Las sádicas risotadas de Cornelius volvieron a resonar en la sala.

—Una última lección antes de morir, muñeco: el CO2 sustituirá lentamente el oxígeno en tu organismo, ya que su afinidad para mezclarse con la sangre es doscientas cincuenta veces superior. Notarás dolor de cabeza, náuseas, que ya veo que tienes, y lo más probable es que te duermas antes de morir. Pero te aseguro que yo conseguiré que tu agonía sea larga.

—¡Señor, tenga piedad de mí, se lo ruego…! —imploró de nuevo Alain.

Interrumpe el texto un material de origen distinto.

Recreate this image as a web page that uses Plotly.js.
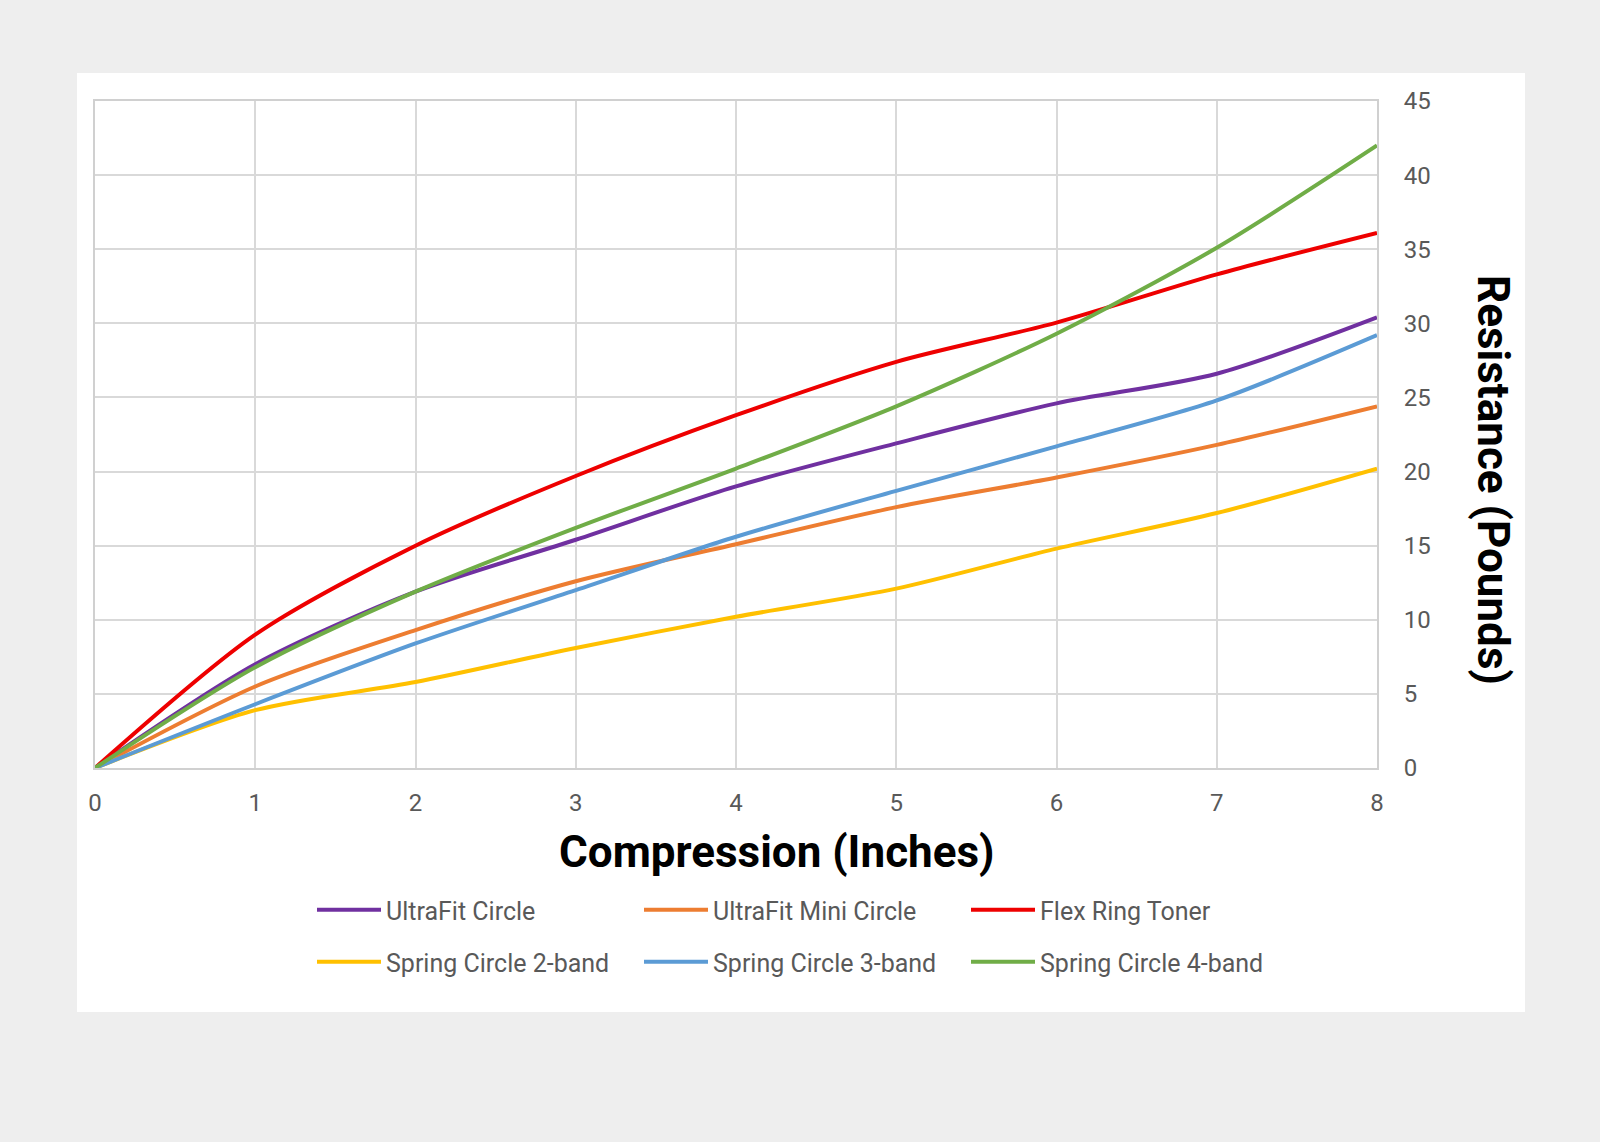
<!DOCTYPE html>
<html>
<head>
<meta charset="utf-8">
<script src="https://cdn.plot.ly/plotly-3.0.1.min.js"></script>
<style>
  html, body { margin: 0; padding: 0; background: #eeeeee; }
  #chart { width: 1600px; height: 1142px; }
</style>
</head>
<body>
<div id="chart"></div>
<script>
// Compression (inches)
const compression = [0, 1, 2, 3, 4, 5, 6, 7, 8];

// Resistance (pounds) per product
const ultraFitCircle     = [0, 7.0, 11.9, 15.4, 19.0, 21.9, 24.6, 26.6, 30.4];
const ultraFitMiniCircle = [0, 5.5, 9.3, 12.6, 15.1, 17.6, 19.6, 21.8, 24.4];
const flexRingToner      = [0, 9.0, 15.0, 19.7, 23.8, 27.4, 30.05, 33.3, 36.1];
const springCircle2Band  = [0, 3.9, 5.8, 8.1, 10.2, 12.1, 14.8, 17.2, 20.2];
const springCircle3Band  = [0, 4.3, 8.4, 12.0, 15.6, 18.7, 21.7, 24.8, 29.2];
const springCircle4Band  = [0, 6.8, 11.9, 16.2, 20.2, 24.4, 29.3, 35.1, 42.0];

const seriesNames = ["UltraFit Circle", "UltraFit Mini Circle", "Flex Ring Toner",
                     "Spring Circle 2-band", "Spring Circle 3-band", "Spring Circle 4-band"];
const seriesValues = [ultraFitCircle, ultraFitMiniCircle, flexRingToner,
                      springCircle2Band, springCircle3Band, springCircle4Band];
const seriesColors = ["#7030A0", "#ED7D31", "#EE0000", "#FFC000", "#5B9BD5", "#70AD47"];

const xTickVals = [0, 1, 2, 3, 4, 5, 6, 7, 8];
const yTickVals = [0, 5, 10, 15, 20, 25, 30, 35, 40, 45];

const traces = seriesNames.map((name, i) => ({
  type: "scatter",
  mode: "lines",
  name: name,
  x: compression,
  y: seriesValues[i],
  line: { color: seriesColors[i], width: 4, shape: "spline", smoothing: 0.8 },
  legend: i < 3 ? "legend" : "legend2",
  hoverinfo: "skip"
}));

// plot area: left 95, right 1377, top 101, bottom 768
const L = 95, R = 1377, T = 101, B = 768;
const PW = R - L, PH = B - T;
const px = v => (v - L) / PW;
const py = v => (B - v) / PH;

const tickFont = { family: "Roboto, 'Open Sans', sans-serif", size: 24, color: "#595959" };
const legendFont = { family: "Roboto, 'Open Sans', sans-serif", size: 25, color: "#595959" };
const titleFont = { family: "Roboto, 'Open Sans', sans-serif", size: 44, color: "#000000", weight: 700 };

const legendBase = {
  orientation: "h",
  xanchor: "left",
  yanchor: "middle",
  bgcolor: "rgba(0,0,0,0)",
  font: legendFont,
  entrywidth: 248,
  entrywidthmode: "pixels",
  itemwidth: 64,
  tracegroupgap: 0
};

const layout = {
  width: 1600,
  height: 1142,
  paper_bgcolor: "#eeeeee",
  plot_bgcolor: "#ffffff",
  margin: { l: L, r: 1600 - R, t: T, b: 1142 - B, pad: 0 },
  showlegend: true,
  xaxis: {
    range: [0, 8],
    tickvals: xTickVals,
    ticktext: xTickVals.map(String),
    showgrid: true,
    gridcolor: "#d9d9d9",
    gridwidth: 2,
    zeroline: false,
    showline: true,
    mirror: true,
    linecolor: "#d0d0d0",
    linewidth: 2,
    ticks: "",
    ticklabelstandoff: 12,
    tickfont: tickFont,
    fixedrange: true
  },
  yaxis: {
    range: [0, 45],
    side: "right",
    tickvals: yTickVals,
    ticktext: yTickVals.map(String),
    showgrid: true,
    gridcolor: "#d9d9d9",
    gridwidth: 2,
    zeroline: false,
    showline: true,
    mirror: true,
    linecolor: "#d0d0d0",
    linewidth: 2,
    ticks: "",
    ticklabelstandoff: 20,
    tickfont: tickFont,
    fixedrange: true
  },
  legend: Object.assign({}, legendBase, { x: px(312), y: py(910) }),
  legend2: Object.assign({}, legendBase, { x: px(312), y: py(962) }),
  shapes: [
    {
      type: "rect", xref: "paper", yref: "paper", layer: "below",
      x0: px(77), x1: px(1525), y0: py(1012), y1: py(73),
      fillcolor: "#ffffff", line: { width: 0 }
    }
  ],
  annotations: [
    {
      text: "Compression (Inches)",
      xref: "paper", yref: "paper",
      x: px(777), y: py(852),
      xanchor: "center", yanchor: "middle",
      showarrow: false,
      font: titleFont
    },
    {
      text: "Resistance (Pounds)",
      xref: "paper", yref: "paper",
      x: px(1493), y: py(480),
      xanchor: "center", yanchor: "middle",
      textangle: 90,
      showarrow: false,
      font: titleFont
    }
  ]
};

Plotly.newPlot("chart", traces, layout, { staticPlot: true, displayModeBar: false });
</script>
</body>
</html>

—Tienes que ser razonable y comprenderlo: no puedo permitir que la policía te detenga. Mi deber es velar por la organización.

Entretanto, en el cuartel general de la policía en París, el comisario jefe Leblanc se dirigió a sus hombres para comentarles algo muy importante:

—La revelación de Annette Sheldon del nuevo alias de Michel Palacios ha dado sus frutos. Se ha recuperado la ficha de un preso del penal de la Isla del Diablo, en la Guayana francesa, entre noviembre de 1938 y julio de 1940, fecha en que logró fugarse milagrosamente de allí. Su nombre es Raymond Borniche y la foto que lo acompaña reproduce el retrato fiel de Michel Palacios.

Poco después, la policía se dispuso a seguir los pasos del nuevo alias de Cornelius. Gérard Chaillot consiguió localizar a un antiguo preso del penal que coincidió en esas fechas con Borniche y que le conoció personalmente. Quedó en verse con él a la mañana siguiente.